TAMPA, Fla. (CNN/WFLA) – It’s tax season and that can mean, “scam” season.
The Better Business Bureau is getting the word out with Tax Identity Theft Awareness Week.
Most people groan about filing their taxes. But for a con artist, it can be a chance to steal your return. All a scammer needs is your social security number.
Here are some tips on how to avoid tax ID theft scams:
- File early: The best way to avoid tax identity theft is to file your taxes as early as possible before a scammer has the chance to use your information.

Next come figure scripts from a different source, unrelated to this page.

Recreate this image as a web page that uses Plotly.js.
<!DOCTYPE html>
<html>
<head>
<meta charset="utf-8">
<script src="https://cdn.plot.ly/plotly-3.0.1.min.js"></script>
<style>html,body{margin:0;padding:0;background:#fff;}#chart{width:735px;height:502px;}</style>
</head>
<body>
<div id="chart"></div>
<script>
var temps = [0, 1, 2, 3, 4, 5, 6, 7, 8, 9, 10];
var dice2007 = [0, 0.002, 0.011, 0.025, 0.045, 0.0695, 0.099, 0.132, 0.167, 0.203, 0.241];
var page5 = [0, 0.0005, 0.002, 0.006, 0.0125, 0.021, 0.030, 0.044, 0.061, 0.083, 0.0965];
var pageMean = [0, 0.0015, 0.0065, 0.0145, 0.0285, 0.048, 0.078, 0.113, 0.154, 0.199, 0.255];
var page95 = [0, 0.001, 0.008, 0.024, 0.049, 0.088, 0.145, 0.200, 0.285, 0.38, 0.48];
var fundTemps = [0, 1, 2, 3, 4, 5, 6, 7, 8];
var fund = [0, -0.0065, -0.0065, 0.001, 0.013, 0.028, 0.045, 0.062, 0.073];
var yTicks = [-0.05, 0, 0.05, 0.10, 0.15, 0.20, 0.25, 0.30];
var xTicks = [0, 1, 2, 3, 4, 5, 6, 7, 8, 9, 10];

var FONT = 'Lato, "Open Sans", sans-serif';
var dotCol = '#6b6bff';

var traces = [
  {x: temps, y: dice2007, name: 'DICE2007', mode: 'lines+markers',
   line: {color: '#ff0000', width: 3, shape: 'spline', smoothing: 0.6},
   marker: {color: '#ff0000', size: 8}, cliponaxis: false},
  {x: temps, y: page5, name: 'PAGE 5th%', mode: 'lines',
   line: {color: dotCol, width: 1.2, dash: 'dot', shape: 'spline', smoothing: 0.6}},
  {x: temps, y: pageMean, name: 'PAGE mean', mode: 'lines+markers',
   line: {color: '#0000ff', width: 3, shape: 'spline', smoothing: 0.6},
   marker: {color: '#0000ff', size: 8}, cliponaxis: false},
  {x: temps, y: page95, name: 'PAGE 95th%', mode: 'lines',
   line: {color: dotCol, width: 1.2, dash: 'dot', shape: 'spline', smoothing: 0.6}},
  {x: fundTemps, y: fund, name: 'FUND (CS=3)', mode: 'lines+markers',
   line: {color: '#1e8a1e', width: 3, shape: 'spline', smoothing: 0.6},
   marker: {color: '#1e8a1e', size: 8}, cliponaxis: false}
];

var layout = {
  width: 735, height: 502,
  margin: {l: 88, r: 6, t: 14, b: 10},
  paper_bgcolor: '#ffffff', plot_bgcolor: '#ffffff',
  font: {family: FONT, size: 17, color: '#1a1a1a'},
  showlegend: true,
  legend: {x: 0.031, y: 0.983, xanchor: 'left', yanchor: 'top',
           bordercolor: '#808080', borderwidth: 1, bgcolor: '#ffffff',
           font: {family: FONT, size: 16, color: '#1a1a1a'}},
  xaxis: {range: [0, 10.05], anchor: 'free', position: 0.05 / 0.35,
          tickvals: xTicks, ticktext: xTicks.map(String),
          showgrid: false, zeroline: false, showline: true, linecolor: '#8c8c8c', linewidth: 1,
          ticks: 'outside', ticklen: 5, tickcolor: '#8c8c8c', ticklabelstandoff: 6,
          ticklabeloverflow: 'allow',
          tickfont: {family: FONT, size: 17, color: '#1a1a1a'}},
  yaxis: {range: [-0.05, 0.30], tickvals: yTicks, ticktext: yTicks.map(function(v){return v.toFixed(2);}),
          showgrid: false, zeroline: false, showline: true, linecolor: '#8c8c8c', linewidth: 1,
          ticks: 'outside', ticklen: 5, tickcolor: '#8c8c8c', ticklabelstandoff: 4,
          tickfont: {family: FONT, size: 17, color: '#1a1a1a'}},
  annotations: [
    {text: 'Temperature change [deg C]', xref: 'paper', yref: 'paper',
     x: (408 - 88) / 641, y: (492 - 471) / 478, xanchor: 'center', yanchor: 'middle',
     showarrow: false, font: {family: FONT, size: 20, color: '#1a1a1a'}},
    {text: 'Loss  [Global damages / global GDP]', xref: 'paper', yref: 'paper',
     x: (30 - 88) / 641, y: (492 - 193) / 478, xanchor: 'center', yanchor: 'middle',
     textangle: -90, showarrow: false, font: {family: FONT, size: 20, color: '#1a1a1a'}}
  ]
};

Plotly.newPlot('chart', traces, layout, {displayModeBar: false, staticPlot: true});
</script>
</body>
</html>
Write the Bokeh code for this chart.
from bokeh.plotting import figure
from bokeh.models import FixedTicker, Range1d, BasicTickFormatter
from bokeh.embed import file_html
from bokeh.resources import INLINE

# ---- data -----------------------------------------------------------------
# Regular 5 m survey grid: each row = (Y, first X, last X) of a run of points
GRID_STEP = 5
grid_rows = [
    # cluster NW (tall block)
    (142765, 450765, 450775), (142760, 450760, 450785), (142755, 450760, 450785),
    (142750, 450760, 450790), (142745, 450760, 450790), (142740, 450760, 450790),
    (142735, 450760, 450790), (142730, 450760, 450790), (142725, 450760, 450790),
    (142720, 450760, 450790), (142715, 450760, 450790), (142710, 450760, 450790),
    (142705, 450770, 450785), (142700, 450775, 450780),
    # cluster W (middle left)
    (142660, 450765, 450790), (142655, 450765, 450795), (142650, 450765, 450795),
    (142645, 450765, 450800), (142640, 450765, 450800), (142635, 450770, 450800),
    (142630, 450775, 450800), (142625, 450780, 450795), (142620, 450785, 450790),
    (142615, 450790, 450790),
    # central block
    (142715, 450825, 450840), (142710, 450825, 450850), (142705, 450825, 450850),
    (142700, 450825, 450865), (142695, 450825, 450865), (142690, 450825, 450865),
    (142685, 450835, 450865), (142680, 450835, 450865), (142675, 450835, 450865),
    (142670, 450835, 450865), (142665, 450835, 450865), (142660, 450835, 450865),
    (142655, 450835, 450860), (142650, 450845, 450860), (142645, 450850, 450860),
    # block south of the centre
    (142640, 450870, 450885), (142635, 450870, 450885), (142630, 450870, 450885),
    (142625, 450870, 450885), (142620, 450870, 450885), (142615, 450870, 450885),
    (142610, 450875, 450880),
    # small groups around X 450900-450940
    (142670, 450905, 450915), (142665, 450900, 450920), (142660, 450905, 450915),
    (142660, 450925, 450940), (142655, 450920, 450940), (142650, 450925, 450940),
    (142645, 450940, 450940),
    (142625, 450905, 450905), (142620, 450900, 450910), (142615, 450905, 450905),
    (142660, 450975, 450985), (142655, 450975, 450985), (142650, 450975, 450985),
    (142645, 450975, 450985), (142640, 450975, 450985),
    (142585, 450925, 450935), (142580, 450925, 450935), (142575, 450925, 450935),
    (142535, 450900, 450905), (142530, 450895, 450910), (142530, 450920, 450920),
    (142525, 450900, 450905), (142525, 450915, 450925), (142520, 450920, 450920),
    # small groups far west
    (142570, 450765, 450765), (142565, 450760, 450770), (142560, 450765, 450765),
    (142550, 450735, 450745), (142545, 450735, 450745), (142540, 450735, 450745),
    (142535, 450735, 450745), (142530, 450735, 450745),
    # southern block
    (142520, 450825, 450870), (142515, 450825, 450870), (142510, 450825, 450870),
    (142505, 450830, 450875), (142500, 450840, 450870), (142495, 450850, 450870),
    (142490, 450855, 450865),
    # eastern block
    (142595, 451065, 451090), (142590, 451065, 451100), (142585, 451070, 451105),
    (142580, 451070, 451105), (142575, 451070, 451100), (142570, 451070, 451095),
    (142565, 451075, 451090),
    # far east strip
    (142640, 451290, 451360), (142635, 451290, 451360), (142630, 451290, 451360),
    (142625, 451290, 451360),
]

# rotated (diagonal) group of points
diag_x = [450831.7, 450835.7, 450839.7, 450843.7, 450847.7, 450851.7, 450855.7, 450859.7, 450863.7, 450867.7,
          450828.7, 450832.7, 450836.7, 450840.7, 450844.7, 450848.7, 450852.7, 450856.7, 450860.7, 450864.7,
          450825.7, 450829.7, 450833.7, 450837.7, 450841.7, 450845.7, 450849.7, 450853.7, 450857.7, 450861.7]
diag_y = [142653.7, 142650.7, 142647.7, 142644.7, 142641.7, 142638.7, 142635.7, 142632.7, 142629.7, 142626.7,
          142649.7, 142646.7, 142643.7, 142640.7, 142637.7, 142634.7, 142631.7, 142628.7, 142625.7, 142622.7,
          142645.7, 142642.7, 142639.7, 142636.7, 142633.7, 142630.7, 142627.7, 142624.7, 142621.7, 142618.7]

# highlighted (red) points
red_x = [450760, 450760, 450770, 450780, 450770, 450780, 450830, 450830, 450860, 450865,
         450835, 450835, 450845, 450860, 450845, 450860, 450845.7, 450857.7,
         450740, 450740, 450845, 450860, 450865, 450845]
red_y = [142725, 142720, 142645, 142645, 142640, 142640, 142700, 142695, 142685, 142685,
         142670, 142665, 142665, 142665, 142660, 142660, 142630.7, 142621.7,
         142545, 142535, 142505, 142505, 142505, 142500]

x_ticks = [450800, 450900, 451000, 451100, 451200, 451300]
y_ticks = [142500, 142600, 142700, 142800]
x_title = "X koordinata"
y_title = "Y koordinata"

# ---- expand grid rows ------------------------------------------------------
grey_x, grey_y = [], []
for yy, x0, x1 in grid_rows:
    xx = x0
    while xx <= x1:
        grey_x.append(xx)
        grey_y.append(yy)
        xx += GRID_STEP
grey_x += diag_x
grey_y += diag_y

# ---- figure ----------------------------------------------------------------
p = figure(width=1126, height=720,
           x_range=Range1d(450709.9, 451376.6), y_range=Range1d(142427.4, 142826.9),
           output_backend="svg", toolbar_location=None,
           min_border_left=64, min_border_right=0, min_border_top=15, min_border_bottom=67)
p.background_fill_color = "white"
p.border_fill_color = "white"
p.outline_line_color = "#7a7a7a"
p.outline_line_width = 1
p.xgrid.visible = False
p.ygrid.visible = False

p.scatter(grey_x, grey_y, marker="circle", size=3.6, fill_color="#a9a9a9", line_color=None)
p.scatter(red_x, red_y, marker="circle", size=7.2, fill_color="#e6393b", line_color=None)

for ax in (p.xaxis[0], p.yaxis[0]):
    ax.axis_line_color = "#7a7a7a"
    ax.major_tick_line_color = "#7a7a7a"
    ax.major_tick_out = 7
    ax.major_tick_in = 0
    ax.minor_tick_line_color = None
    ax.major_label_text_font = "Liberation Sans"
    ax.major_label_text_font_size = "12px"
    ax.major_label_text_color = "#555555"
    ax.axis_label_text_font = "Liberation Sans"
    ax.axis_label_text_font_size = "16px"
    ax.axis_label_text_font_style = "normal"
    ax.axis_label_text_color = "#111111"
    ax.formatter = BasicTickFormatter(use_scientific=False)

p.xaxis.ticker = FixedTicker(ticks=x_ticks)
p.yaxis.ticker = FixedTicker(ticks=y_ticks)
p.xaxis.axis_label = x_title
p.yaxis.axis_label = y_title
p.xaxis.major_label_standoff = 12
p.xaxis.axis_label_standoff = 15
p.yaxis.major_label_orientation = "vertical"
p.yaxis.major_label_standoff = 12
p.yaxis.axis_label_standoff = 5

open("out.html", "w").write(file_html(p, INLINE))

- Watch out for red flags: If you receive written notice from the IRS about a duplicate return, respond promptly. You may also receive an IRS notice stating that you’ve received wages from somewhere you never worked, or receive other notices that don’t actually apply to you. Another big red flag is if you receive a notice that “you owe additional tax, refund offset or have had collection actions taken against you for a year you did not file a tax return” (IRS). Contact the IRS if you have any suspicions that a return has been filed in your name.
- Protect your Social Security number: Don’t give out your SSN unless there’s a good reason, and you’re sure who you’re giving it to.
- Research your tax preparer: Make sure your tax preparer is trustworthy before handing over your personal information.
- If you are a victim of ID theft, consider getting an Identity Protection PIN (IP PIN): This is a six-digit number, which, in addition to your Social Security number, confirms your identity. Once you apply, you must provide the IP Pin each year when you file your federal tax returns.
The BBB also says to be aware of IRS imposters. It says if someone calls you and demands money immediately, don’t pay it.
Tax Identity Theft Awareness Week runs Feb. 3 to 7.